Supplied data:
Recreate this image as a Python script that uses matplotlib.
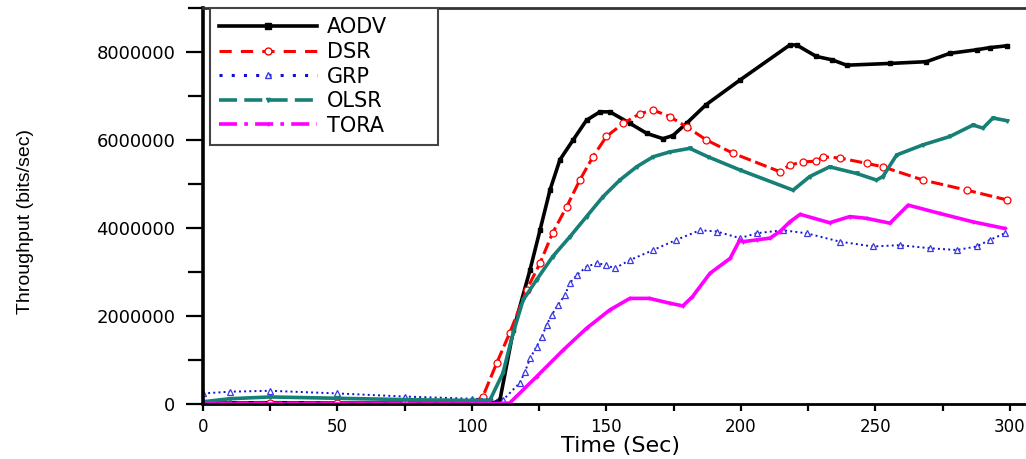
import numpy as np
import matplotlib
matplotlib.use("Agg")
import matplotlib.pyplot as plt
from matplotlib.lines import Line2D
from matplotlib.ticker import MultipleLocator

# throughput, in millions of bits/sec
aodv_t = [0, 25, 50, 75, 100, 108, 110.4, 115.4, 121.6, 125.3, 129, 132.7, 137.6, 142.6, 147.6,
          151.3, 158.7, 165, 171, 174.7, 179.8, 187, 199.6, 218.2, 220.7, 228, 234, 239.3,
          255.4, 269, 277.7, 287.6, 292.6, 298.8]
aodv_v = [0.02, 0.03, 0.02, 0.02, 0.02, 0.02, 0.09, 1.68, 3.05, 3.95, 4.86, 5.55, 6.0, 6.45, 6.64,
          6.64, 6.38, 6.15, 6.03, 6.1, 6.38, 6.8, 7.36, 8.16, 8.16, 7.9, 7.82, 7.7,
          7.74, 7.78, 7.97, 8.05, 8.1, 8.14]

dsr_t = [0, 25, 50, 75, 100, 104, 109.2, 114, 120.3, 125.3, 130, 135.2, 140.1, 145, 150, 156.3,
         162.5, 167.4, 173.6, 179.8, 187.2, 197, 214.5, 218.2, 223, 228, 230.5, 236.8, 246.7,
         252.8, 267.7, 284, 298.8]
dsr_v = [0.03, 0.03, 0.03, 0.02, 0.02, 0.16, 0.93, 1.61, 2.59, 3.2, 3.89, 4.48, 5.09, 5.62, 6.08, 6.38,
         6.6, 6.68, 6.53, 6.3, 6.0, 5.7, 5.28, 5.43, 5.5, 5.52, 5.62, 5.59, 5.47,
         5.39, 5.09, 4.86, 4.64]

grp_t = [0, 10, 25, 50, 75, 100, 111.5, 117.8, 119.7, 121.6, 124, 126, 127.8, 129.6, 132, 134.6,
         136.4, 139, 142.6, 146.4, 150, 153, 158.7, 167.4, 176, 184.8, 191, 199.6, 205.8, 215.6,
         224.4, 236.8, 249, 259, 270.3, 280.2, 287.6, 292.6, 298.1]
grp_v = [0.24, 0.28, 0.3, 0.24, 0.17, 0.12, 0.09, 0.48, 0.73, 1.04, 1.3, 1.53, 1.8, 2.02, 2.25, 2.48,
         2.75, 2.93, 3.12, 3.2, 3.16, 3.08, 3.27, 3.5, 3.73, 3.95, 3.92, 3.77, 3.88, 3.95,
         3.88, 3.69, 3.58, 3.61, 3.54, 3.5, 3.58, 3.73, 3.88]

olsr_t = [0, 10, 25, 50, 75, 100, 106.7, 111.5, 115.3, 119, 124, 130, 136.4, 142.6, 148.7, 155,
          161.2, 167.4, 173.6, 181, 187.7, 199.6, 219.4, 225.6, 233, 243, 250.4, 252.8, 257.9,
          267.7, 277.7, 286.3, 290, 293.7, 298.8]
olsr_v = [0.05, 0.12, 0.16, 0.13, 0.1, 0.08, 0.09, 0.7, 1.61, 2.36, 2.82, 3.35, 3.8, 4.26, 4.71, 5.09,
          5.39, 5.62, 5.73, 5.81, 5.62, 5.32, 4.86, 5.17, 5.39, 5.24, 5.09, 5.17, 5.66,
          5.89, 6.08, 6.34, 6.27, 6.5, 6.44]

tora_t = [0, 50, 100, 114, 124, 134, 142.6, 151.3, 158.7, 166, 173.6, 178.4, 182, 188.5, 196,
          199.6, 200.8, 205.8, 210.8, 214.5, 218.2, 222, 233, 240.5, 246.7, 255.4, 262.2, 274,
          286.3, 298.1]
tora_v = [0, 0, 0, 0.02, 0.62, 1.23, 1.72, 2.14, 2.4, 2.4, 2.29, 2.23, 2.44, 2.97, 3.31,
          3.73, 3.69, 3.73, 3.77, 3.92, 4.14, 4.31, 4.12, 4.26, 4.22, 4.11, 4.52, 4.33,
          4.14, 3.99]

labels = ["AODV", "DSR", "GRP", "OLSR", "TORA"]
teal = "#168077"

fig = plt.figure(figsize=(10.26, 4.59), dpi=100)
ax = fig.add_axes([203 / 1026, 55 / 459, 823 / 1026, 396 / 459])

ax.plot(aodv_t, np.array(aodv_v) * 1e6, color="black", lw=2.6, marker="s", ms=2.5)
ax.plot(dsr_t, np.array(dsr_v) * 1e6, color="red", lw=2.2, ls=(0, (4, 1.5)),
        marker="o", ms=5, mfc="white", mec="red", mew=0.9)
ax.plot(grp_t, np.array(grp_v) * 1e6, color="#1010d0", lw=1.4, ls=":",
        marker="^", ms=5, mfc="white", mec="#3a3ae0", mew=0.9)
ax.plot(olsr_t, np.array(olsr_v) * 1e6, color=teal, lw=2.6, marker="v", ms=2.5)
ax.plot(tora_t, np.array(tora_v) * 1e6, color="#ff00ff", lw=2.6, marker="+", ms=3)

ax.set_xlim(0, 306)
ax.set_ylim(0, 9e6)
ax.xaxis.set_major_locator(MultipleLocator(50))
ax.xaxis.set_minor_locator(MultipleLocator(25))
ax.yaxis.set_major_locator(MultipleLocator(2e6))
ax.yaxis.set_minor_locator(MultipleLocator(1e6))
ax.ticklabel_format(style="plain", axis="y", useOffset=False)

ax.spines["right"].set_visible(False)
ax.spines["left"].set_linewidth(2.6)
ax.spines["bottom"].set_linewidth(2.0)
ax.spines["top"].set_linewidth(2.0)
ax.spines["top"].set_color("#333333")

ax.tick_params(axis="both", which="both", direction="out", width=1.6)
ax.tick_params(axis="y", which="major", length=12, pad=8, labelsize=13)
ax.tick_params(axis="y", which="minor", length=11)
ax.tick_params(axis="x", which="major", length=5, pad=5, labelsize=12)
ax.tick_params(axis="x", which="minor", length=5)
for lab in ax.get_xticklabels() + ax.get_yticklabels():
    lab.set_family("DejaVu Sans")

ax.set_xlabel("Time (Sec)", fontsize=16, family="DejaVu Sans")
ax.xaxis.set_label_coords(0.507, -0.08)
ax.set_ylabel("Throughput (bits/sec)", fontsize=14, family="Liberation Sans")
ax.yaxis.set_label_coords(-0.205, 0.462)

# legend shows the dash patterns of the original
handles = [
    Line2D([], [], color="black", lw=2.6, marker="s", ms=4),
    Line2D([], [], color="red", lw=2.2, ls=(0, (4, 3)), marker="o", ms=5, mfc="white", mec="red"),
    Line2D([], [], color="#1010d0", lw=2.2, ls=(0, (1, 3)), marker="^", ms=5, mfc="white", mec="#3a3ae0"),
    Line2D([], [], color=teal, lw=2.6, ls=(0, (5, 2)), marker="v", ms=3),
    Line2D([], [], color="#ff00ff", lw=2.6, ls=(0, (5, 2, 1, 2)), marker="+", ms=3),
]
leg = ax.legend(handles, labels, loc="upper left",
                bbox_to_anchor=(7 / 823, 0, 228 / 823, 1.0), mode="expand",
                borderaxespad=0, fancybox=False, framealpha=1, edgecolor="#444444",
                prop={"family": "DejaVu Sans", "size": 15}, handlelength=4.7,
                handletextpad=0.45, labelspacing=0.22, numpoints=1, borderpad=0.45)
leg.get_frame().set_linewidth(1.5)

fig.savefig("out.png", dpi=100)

Stated goal:
Omit pictures; set down the rest of the material word for word.

Exercise response:
Recreate this image as a Python script that uses matplotlib.
import numpy as np
import matplotlib
matplotlib.use("Agg")
import matplotlib.pyplot as plt
from matplotlib.lines import Line2D
from matplotlib.ticker import MultipleLocator

# throughput, in millions of bits/sec
aodv_t = [0, 25, 50, 75, 100, 108, 110.4, 115.4, 121.6, 125.3, 129, 132.7, 137.6, 142.6, 147.6,
          151.3, 158.7, 165, 171, 174.7, 179.8, 187, 199.6, 218.2, 220.7, 228, 234, 239.3,
          255.4, 269, 277.7, 287.6, 292.6, 298.8]
aodv_v = [0.02, 0.03, 0.02, 0.02, 0.02, 0.02, 0.09, 1.68, 3.05, 3.95, 4.86, 5.55, 6.0, 6.45, 6.64,
          6.64, 6.38, 6.15, 6.03, 6.1, 6.38, 6.8, 7.36, 8.16, 8.16, 7.9, 7.82, 7.7,
          7.74, 7.78, 7.97, 8.05, 8.1, 8.14]

dsr_t = [0, 25, 50, 75, 100, 104, 109.2, 114, 120.3, 125.3, 130, 135.2, 140.1, 145, 150, 156.3,
         162.5, 167.4, 173.6, 179.8, 187.2, 197, 214.5, 218.2, 223, 228, 230.5, 236.8, 246.7,
         252.8, 267.7, 284, 298.8]
dsr_v = [0.03, 0.03, 0.03, 0.02, 0.02, 0.16, 0.93, 1.61, 2.59, 3.2, 3.89, 4.48, 5.09, 5.62, 6.08, 6.38,
         6.6, 6.68, 6.53, 6.3, 6.0, 5.7, 5.28, 5.43, 5.5, 5.52, 5.62, 5.59, 5.47,
         5.39, 5.09, 4.86, 4.64]

grp_t = [0, 10, 25, 50, 75, 100, 111.5, 117.8, 119.7, 121.6, 124, 126, 127.8, 129.6, 132, 134.6,
         136.4, 139, 142.6, 146.4, 150, 153, 158.7, 167.4, 176, 184.8, 191, 199.6, 205.8, 215.6,
         224.4, 236.8, 249, 259, 270.3, 280.2, 287.6, 292.6, 298.1]
grp_v = [0.24, 0.28, 0.3, 0.24, 0.17, 0.12, 0.09, 0.48, 0.73, 1.04, 1.3, 1.53, 1.8, 2.02, 2.25, 2.48,
         2.75, 2.93, 3.12, 3.2, 3.16, 3.08, 3.27, 3.5, 3.73, 3.95, 3.92, 3.77, 3.88, 3.95,
         3.88, 3.69, 3.58, 3.61, 3.54, 3.5, 3.58, 3.73, 3.88]

olsr_t = [0, 10, 25, 50, 75, 100, 106.7, 111.5, 115.3, 119, 124, 130, 136.4, 142.6, 148.7, 155,
          161.2, 167.4, 173.6, 181, 187.7, 199.6, 219.4, 225.6, 233, 243, 250.4, 252.8, 257.9,
          267.7, 277.7, 286.3, 290, 293.7, 298.8]
olsr_v = [0.05, 0.12, 0.16, 0.13, 0.1, 0.08, 0.09, 0.7, 1.61, 2.36, 2.82, 3.35, 3.8, 4.26, 4.71, 5.09,
          5.39, 5.62, 5.73, 5.81, 5.62, 5.32, 4.86, 5.17, 5.39, 5.24, 5.09, 5.17, 5.66,
          5.89, 6.08, 6.34, 6.27, 6.5, 6.44]

tora_t = [0, 50, 100, 114, 124, 134, 142.6, 151.3, 158.7, 166, 173.6, 178.4, 182, 188.5, 196,
          199.6, 200.8, 205.8, 210.8, 214.5, 218.2, 222, 233, 240.5, 246.7, 255.4, 262.2, 274,
          286.3, 298.1]
tora_v = [0, 0, 0, 0.02, 0.62, 1.23, 1.72, 2.14, 2.4, 2.4, 2.29, 2.23, 2.44, 2.97, 3.31,
          3.73, 3.69, 3.73, 3.77, 3.92, 4.14, 4.31, 4.12, 4.26, 4.22, 4.11, 4.52, 4.33,
          4.14, 3.99]

labels = ["AODV", "DSR", "GRP", "OLSR", "TORA"]
teal = "#168077"

fig = plt.figure(figsize=(10.26, 4.59), dpi=100)
ax = fig.add_axes([203 / 1026, 55 / 459, 823 / 1026, 396 / 459])

ax.plot(aodv_t, np.array(aodv_v) * 1e6, color="black", lw=2.6, marker="s", ms=2.5)
ax.plot(dsr_t, np.array(dsr_v) * 1e6, color="red", lw=2.2, ls=(0, (4, 1.5)),
        marker="o", ms=5, mfc="white", mec="red", mew=0.9)
ax.plot(grp_t, np.array(grp_v) * 1e6, color="#1010d0", lw=1.4, ls=":",
        marker="^", ms=5, mfc="white", mec="#3a3ae0", mew=0.9)
ax.plot(olsr_t, np.array(olsr_v) * 1e6, color=teal, lw=2.6, marker="v", ms=2.5)
ax.plot(tora_t, np.array(tora_v) * 1e6, color="#ff00ff", lw=2.6, marker="+", ms=3)

ax.set_xlim(0, 306)
ax.set_ylim(0, 9e6)
ax.xaxis.set_major_locator(MultipleLocator(50))
ax.xaxis.set_minor_locator(MultipleLocator(25))
ax.yaxis.set_major_locator(MultipleLocator(2e6))
ax.yaxis.set_minor_locator(MultipleLocator(1e6))
ax.ticklabel_format(style="plain", axis="y", useOffset=False)

ax.spines["right"].set_visible(False)
ax.spines["left"].set_linewidth(2.6)
ax.spines["bottom"].set_linewidth(2.0)
ax.spines["top"].set_linewidth(2.0)
ax.spines["top"].set_color("#333333")

ax.tick_params(axis="both", which="both", direction="out", width=1.6)
ax.tick_params(axis="y", which="major", length=12, pad=8, labelsize=13)
ax.tick_params(axis="y", which="minor", length=11)
ax.tick_params(axis="x", which="major", length=5, pad=5, labelsize=12)
ax.tick_params(axis="x", which="minor", length=5)
for lab in ax.get_xticklabels() + ax.get_yticklabels():
    lab.set_family("DejaVu Sans")

ax.set_xlabel("Time (Sec)", fontsize=16, family="DejaVu Sans")
ax.xaxis.set_label_coords(0.507, -0.08)
ax.set_ylabel("Throughput (bits/sec)", fontsize=14, family="Liberation Sans")
ax.yaxis.set_label_coords(-0.205, 0.462)

# legend shows the dash patterns of the original
handles = [
    Line2D([], [], color="black", lw=2.6, marker="s", ms=4),
    Line2D([], [], color="red", lw=2.2, ls=(0, (4, 3)), marker="o", ms=5, mfc="white", mec="red"),
    Line2D([], [], color="#1010d0", lw=2.2, ls=(0, (1, 3)), marker="^", ms=5, mfc="white", mec="#3a3ae0"),
    Line2D([], [], color=teal, lw=2.6, ls=(0, (5, 2)), marker="v", ms=3),
    Line2D([], [], color="#ff00ff", lw=2.6, ls=(0, (5, 2, 1, 2)), marker="+", ms=3),
]
leg = ax.legend(handles, labels, loc="upper left",
                bbox_to_anchor=(7 / 823, 0, 228 / 823, 1.0), mode="expand",
                borderaxespad=0, fancybox=False, framealpha=1, edgecolor="#444444",
                prop={"family": "DejaVu Sans", "size": 15}, handlelength=4.7,
                handletextpad=0.45, labelspacing=0.22, numpoints=1, borderpad=0.45)
leg.get_frame().set_linewidth(1.5)

fig.savefig("out.png", dpi=100)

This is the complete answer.